Ketua TIM Percepatan Restrukturisasi yang juga Direktur Utama PT. AJS pada saat itu, Hexana Tri Sasongko, menawarkan penyelesaian pembayaran klaim asuransi Jiwasraya secara dicicil dalam kurun waktu 5-15 tahun. Pembayaran klaim itu akan dilakukan melalui mekanisme penerbitan polis baru dari dana nilai tunai polis yang ada sebagai premi awal untuk membuka polis asuransi di Jiwasraya.
Dan pada akhirnya polis-polis baru itu akan diboyong ke perusahaan asuransi swasta, IFG Life, yang secara otomatis akan beralih status sebagai nasabah perusahaan asuransi IFG Life untuk selanjutnya. Tentu saja penyelesaian pembayaran juga dilakukan oleh asuransi swasta IFG Life secara cicilan setiap tahun sekali sesuai kontrak polis yang disetujui oleh nasabah eksisting PT. AJS.
Program restrukturisasi polis asuransi dibuka pada 01 Januari 2021 sampai dengan 31 Mei 2021. Penawaran proposal restrukturisasi polis-pun banyak mendapat reaksi keras berbentuk penolakan dan gugatan hukum di pengadilan oleh kelompok nasabah polis Jiwasraya. Terdapat 38 delapan gugatan hukum di pengadilan atas perkara restrukturisasi polis dan wanprestasi tersebut. 8 (delapan) di antaranya dimenangkan oleh nasabah Jiwasraya dengan putusan pengadilan inkrah.
Akan tetapi pemilik putusan pengadilan inkrah belum dibayarkan hak-haknya oleh Kementerian BUMN dan Kementerian Keuangan RI. Padahal, sebagaimana dijelaskan di atas, PMN Rp. 20 triliun sudah digelontorkan oleh negara kepada PT. BPUI-IFG dan asuransi IFG Life.

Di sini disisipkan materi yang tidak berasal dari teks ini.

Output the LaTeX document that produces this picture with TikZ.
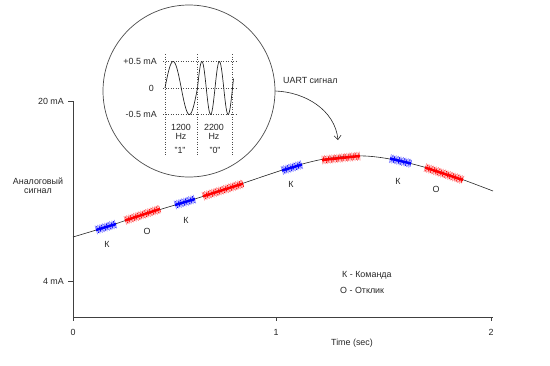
\documentclass[tikz,border=0pt]{standalone}
\usepackage{fontspec}
\setmainfont{Liberation Sans}
\usetikzlibrary{arrows.meta}

\tikzset{
  lbl/.style={font=\fontsize{8.9}{9}\selectfont, inner sep=0pt, text=black!85},
  axis/.style={black!75, line width=0.6},
  grid/.style={black!70, dotted, line width=0.5},
}

\begin{document}
\begin{tikzpicture}[x=1pt,y=-1pt]
  \useasboundingbox (0,0) rectangle (550,365);
  % axes
  \draw[axis] (73,101) -- (73,317) -- (493,317);
  \foreach \x/\t in {73/0,276/1,491/2}
    \draw[axis] (\x,317) -- (\x,321) node[lbl,below=8pt] (t\t) {\t};
  \node[lbl] (tlabel) at (352,343) {Time (sec)};
  \draw[axis] (68,101) -- (73,101);
  \draw[axis] (68,281) -- (73,281);
  \node[lbl,anchor=east] (ma20) at (64,101) {20 mA};
  \node[lbl,anchor=east] (ma4) at (64,281) {4 mA};
  \node[lbl,align=center] (ylabel) at (38,186) {Аналоговый\\сигнал};
  % analog signal
  \draw[black!85, line width=0.6] plot[smooth,tension=0.55] coordinates {(73,237) (106,227) (142,215) (185,202)
    (223,190) (292,167) (330,158) (365,156) (400,161) (444,173) (493,191)};
  % HART bursts
  \foreach \xa/\ya/\xb/\yb/\c in {96/230/116/224/blue, 125/220.5/160/209/red, 175/205/195/199/blue,
      203/196.3/243/183.6/red, 282/170.5/302/164.5/blue, 322/160/360/156/red,
      390/158.5/411/163.5/blue, 425/167.5/463/180/red} {
    \draw[\c!45, line width=9, dash pattern=on 0.7 off 1.8] (\xa,\ya) -- (\xb,\yb);
    \draw[\c, line width=7, dash pattern=on 0.7 off 1.8, dash phase=1.2] (\xa,\ya) -- (\xb,\yb);
    \draw[\c, line width=2.5] (\xa,\ya) -- (\xb,\yb);
  }
  \node[lbl] (k1) at (107,244) {К};
  \node[lbl] (o1) at (147,231) {О};
  \node[lbl] (k2) at (186,220) {К};
  \node[lbl] (k3) at (291,184) {К};
  \node[lbl] (k4) at (398,181) {К};
  \node[lbl] (o2) at (436,189) {О};
  % legend
  \node[lbl,anchor=west] (legK) at (342,275) {К - Команда};
  \node[lbl,anchor=west] (legO) at (340,290) {О - Отклик};
  % magnifier
  \node[circle,draw=black!70,line width=0.7,minimum size=172,inner sep=0] (lens) at (189,91) {};
  \foreach \y in {61,88,114} \draw[grid] (163,\y) -- (237,\y);
  \foreach \x in {165,197,232} \draw[grid] (\x,54) -- (\x,155);
  \draw[black!85, line width=0.7] plot[domain=165:197.5,samples=50] (\x,{88-26.5*sin(360*(\x-165)/32.5)});
  \draw[black!85, line width=0.7] plot[domain=197.5:233.5,samples=70] (\x,{88-26.5*sin(360*(\x-197.5)/17.5)});
  \node[lbl,anchor=east] (pplus) at (157,61) {+0.5 mA};
  \node[lbl,anchor=east] (pzero) at (154,88) {0};
  \node[lbl,anchor=east] (pminus) at (157,114) {-0.5 mA};
  \node[lbl,align=center] (f1200) at (181,132) {1200\\Hz};
  \node[lbl,align=center] (f2200) at (214,132) {2200\\Hz};
  \node[lbl] (bit1) at (180,150) {"1"};
  \node[lbl] (bit0) at (215,150) {"0"};
  % UART pointer
  \node[lbl,anchor=west] (uart) at (283,80) {UART сигнал};
  \coordinate (uarttip) at (338,140);
  \draw[black!85,line width=0.6,-{Straight Barb[length=4,width=7]}] (lens.east) .. controls (305,92) and (335,110) .. (uarttip);
\end{tikzpicture}
\end{document}
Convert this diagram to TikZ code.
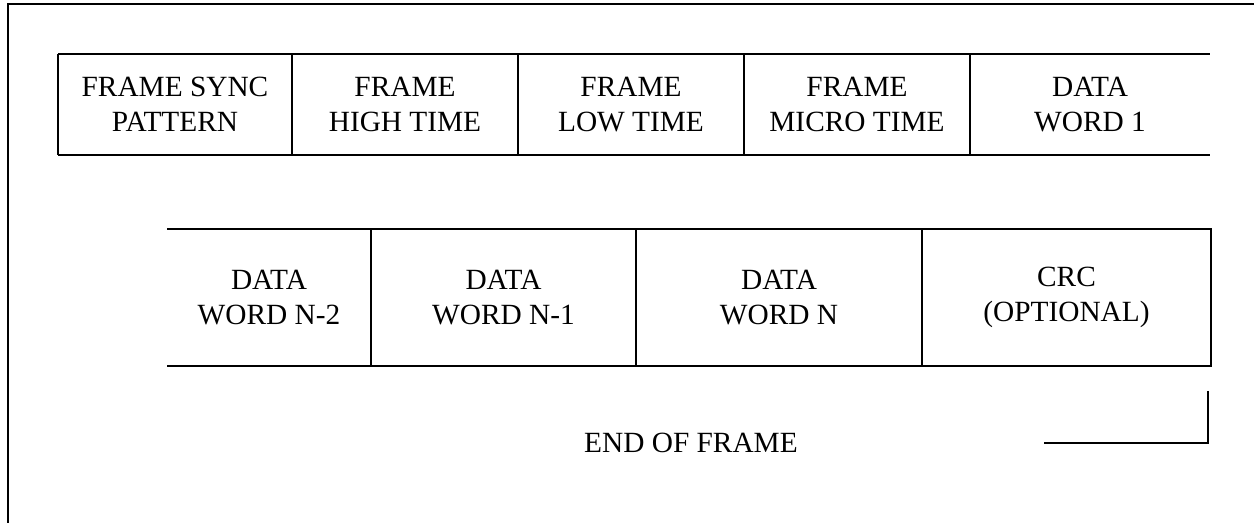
\documentclass[tikz,border=0pt]{standalone}
\usepackage{fontspec}
\setmainfont{Liberation Serif}
\usepackage{tikz}

\begin{document}
\begin{tikzpicture}[x=0.75pt,y=-0.75pt,line width=1.1pt,
  cell/.style={inner sep=0pt,outer sep=0pt,align=center,font=\fontsize{22}{26.5}\selectfont},
  top/.style={cell,minimum height=75.75pt},
  bot/.style={cell,minimum height=102.75pt}]
\useasboundingbox (0,0) rectangle (1254,523);

\node[top,minimum width=175.5pt] (sync) at (175,104.5) {FRAME SYNC\\PATTERN};
\node[top,minimum width=169.5pt] (high) at (405,104.5) {FRAME\\HIGH TIME};
\node[top,minimum width=169.5pt] (low) at (631,104.5) {FRAME\\LOW TIME};
\node[top,minimum width=169.5pt] (micro) at (857,104.5) {FRAME\\MICRO TIME};
\node[top,minimum width=180pt] (word1) at (1090,104.5) {DATA\\WORD 1};

\node[bot,minimum width=153pt] (wordn2) at (269,297.5) {DATA\\WORD N-2};
\node[bot,minimum width=198.75pt] (wordn1) at (503.5,297.5) {DATA\\WORD N-1};
\node[bot,minimum width=214.5pt] (wordn) at (779,297.5) {DATA\\WORD N};
\node[bot,minimum width=216.75pt] (crc) at (1066.5,297.5) {CRC\\(OPTIONAL)};

\node[cell] (eof) at (691,443) {END OF FRAME};
\coordinate (eofA) at (1208,391);
\coordinate (eofB) at (1208,443);
\coordinate (eofC) at (1044,443);

% outer frame
\draw (8,523) -- (8,4) -- (1254,4);

% first row
\draw (sync.north west) -- (word1.north east);
\draw (sync.south west) -- (word1.south east);
\draw (sync.north west) -- (sync.south west);
\foreach \from in {sync,high,low,micro}
\draw (\from.north east) -- (\from.south east);

% second row
\draw (wordn2.north west) -- (crc.north east) -- (crc.south east) -- (wordn2.south west);
\foreach \from in {wordn2,wordn1,wordn}
\draw (\from.north east) -- (\from.south east);

% end of frame
\draw (eofA) -- (eofB) -- (eofC);
\end{tikzpicture}
\end{document}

Hari ini kita bertanya, kemana dana PMN Rp. 20 triliun dari APBN yang rencana awalnya akan digunakan oleh PT. Asuransi Jiwasraya (Persero) untuk menunaikan kewajibannya kepada seluruh nasabah, konsumen asuransi jiwa, peserta pensiunan, dan mereka yang menjadi peserta Asuransi Jiwasraya? Apakah sedang terjadi perampokan perusahaan asuransi, yang menggunakan modal dari APBN, jilid II? Wallahu a’lam, hanya Allah yang lebih mengetahui dari seluruh orang alim!